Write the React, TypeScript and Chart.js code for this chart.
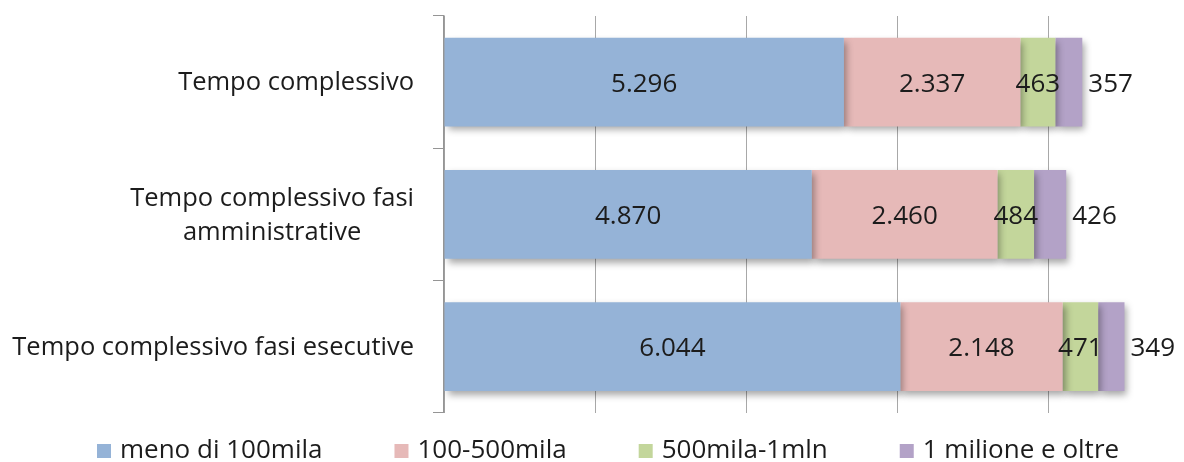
import React, { useEffect, useRef } from "react";
import { Chart, registerables } from "chart.js";
Chart.register(...registerables);

const categories: string[][] = [
  ["Tempo complessivo"],
  ["Tempo complessivo fasi", "amministrative"],
  ["Tempo complessivo fasi esecutive"],
];
const seriesNames = ["meno di 100mila", "100-500mila", "500mila-1mln", "1 milione e oltre"];
const lessThan100k = [5296, 4870, 6044];
const from100to500k = [2337, 2460, 2148];
const from500kTo1m = [463, 484, 471];
const over1m = [357, 426, 349];
const seriesColors = ["#95B3D7", "#E6B9B8", "#C3D69B", "#B3A2C7"];
const gridValues = [0, 2000, 4000, 6000, 8000];
const xMax = 9800;

const FONT = "'Open Sans', sans-serif";
const TEXT_COLOR = "#1c1c1c";
const GRID_COLOR = "#a8a8a8";
const AXIS_COLOR = "#959595";

function fmt(v: number): string {
  return String(v).replace(/\B(?=(\d{3})+(?!\d))/g, ".");
}

const shadowPlugin = {
  id: "barShadow",
  beforeDatasetsDraw(chart: any) {
    const ctx = chart.ctx;
    ctx.save();
    ctx.shadowColor = "rgba(0,0,0,0.35)";
    ctx.shadowBlur = 7;
    ctx.shadowOffsetX = 3;
    ctx.shadowOffsetY = 4;
  },
  afterDatasetsDraw(chart: any) {
    chart.ctx.restore();
  },
};

const valueLabelPlugin = {
  id: "valueLabels",
  afterDatasetsDraw(chart: any) {
    const ctx = chart.ctx;
    ctx.save();
    ctx.font = `26px ${FONT}`;
    ctx.fillStyle = TEXT_COLOR;
    ctx.textBaseline = "middle";
    const last = chart.data.datasets.length - 1;
    chart.data.datasets.forEach((ds: any, di: number) => {
      const meta = chart.getDatasetMeta(di);
      meta.data.forEach((bar: any, i: number) => {
        const v = ds.data[i] as number;
        const { x, y, base } = bar.getProps(["x", "y", "base"], true);
        if (di === last) {
          ctx.textAlign = "left";
          ctx.fillText(fmt(v), x + 6, y + 2);
        } else {
          ctx.textAlign = "center";
          ctx.fillText(fmt(v), (x + base) / 2, y + 2);
        }
      });
    });
    ctx.restore();
  },
};

const categoryLabelPlugin = {
  id: "categoryLabels",
  afterDraw(chart: any) {
    const ctx = chart.ctx;
    const yScale = chart.scales.y;
    ctx.save();
    ctx.font = `25.5px ${FONT}`;
    ctx.fillStyle = TEXT_COLOR;
    ctx.textBaseline = "middle";
    ctx.textAlign = "center";
    const right = chart.chartArea.left - 30;
    const lineH = 34;
    categories.forEach((lines, i) => {
      const yc = yScale.getPixelForValue(i);
      const maxW = Math.max(...lines.map((l) => ctx.measureText(l).width));
      const cx = right - maxW / 2;
      const top = yc - ((lines.length - 1) * lineH) / 2;
      lines.forEach((l, j) => ctx.fillText(l, cx, top + j * lineH + 1));
    });
    ctx.restore();
  },
};

const legendPlugin = {
  id: "customLegend",
  afterDraw(chart: any) {
    const ctx = chart.ctx;
    ctx.save();
    ctx.font = `26px ${FONT}`;
    ctx.textBaseline = "middle";
    ctx.textAlign = "left";
    const box = 14;
    const gapBoxText = 9;
    const widths = seriesNames.map((n) => box + gapBoxText + ctx.measureText(n).width);
    const gapItems = 72;
    let x = 97;
    const yc = 451;
    seriesNames.forEach((n, i) => {
      ctx.fillStyle = seriesColors[i];
      ctx.fillRect(x, yc - box / 2, box, box);
      ctx.fillStyle = TEXT_COLOR;
      ctx.fillText(n, x + box + gapBoxText, yc);
      x += widths[i] + gapItems;
    });
    ctx.restore();
  },
};

export default function App() {
  const ref = useRef<HTMLCanvasElement | null>(null);
  useEffect(() => {
    if (!ref.current) return;
    const seriesData = [lessThan100k, from100to500k, from500kTo1m, over1m];
    const chart = new Chart(ref.current, {
      type: "bar",
      data: {
        labels: categories.map((c) => c.join(" ")),
        datasets: seriesNames.map((name, i) => ({
          label: name,
          data: seriesData[i],
          backgroundColor: seriesColors[i],
          borderWidth: 0,
          barPercentage: 0.67,
          categoryPercentage: 1,
        })),
      },
      options: {
        indexAxis: "y",
        responsive: false,
        animation: false,
        layout: { padding: { top: 16, bottom: 48, left: 0, right: 0 } },
        plugins: {
          legend: { display: false },
          tooltip: { enabled: false },
        },
        scales: {
          x: {
            type: "linear",
            position: "bottom",
            stacked: true,
            min: 0,
            max: xMax,
            afterBuildTicks: (s: any) => {
              s.ticks = gridValues.map((v) => ({ value: v }));
            },
            ticks: {
              display: true,
              color: "rgba(0,0,0,0)",
              font: { size: 1 },
              padding: 0,
              callback: () => "",
            },
            grid: {
              display: true,
              drawOnChartArea: true,
              drawTicks: false,
              color: GRID_COLOR,
              lineWidth: 1,
            },
            border: { display: false },
          },
          y: {
            stacked: true,
            ticks: { display: false },
            grid: {
              offset: true,
              drawOnChartArea: false,
              drawTicks: true,
              tickLength: 11,
              color: AXIS_COLOR,
            },
            border: { display: true, color: AXIS_COLOR, width: 1.5 },
            afterFit: (s: any) => {
              s.width = 444;
            },
          },
        },
      },
      plugins: [shadowPlugin, valueLabelPlugin, categoryLabelPlugin, legendPlugin],
    });
    return () => chart.destroy();
  }, []);
  return (
    <div style={{ position: "fixed", left: 0, top: 0, width: 1184, height: 462, background: "#fff" }}>
      <canvas ref={ref} width={1184} height={462} style={{ display: "block" }} />
    </div>
  );
}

+---+

Print the data above verbatim from the first line through the line holding "const xMax = 9800;", leaving every picture out.

Write the React, TypeScript and Chart.js code for this chart.
import React, { useEffect, useRef } from "react";
import { Chart, registerables } from "chart.js";
Chart.register(...registerables);

const categories: string[][] = [
  ["Tempo complessivo"],
  ["Tempo complessivo fasi", "amministrative"],
  ["Tempo complessivo fasi esecutive"],
];
const seriesNames = ["meno di 100mila", "100-500mila", "500mila-1mln", "1 milione e oltre"];
const lessThan100k = [5296, 4870, 6044];
const from100to500k = [2337, 2460, 2148];
const from500kTo1m = [463, 484, 471];
const over1m = [357, 426, 349];
const seriesColors = ["#95B3D7", "#E6B9B8", "#C3D69B", "#B3A2C7"];
const gridValues = [0, 2000, 4000, 6000, 8000];
const xMax = 9800;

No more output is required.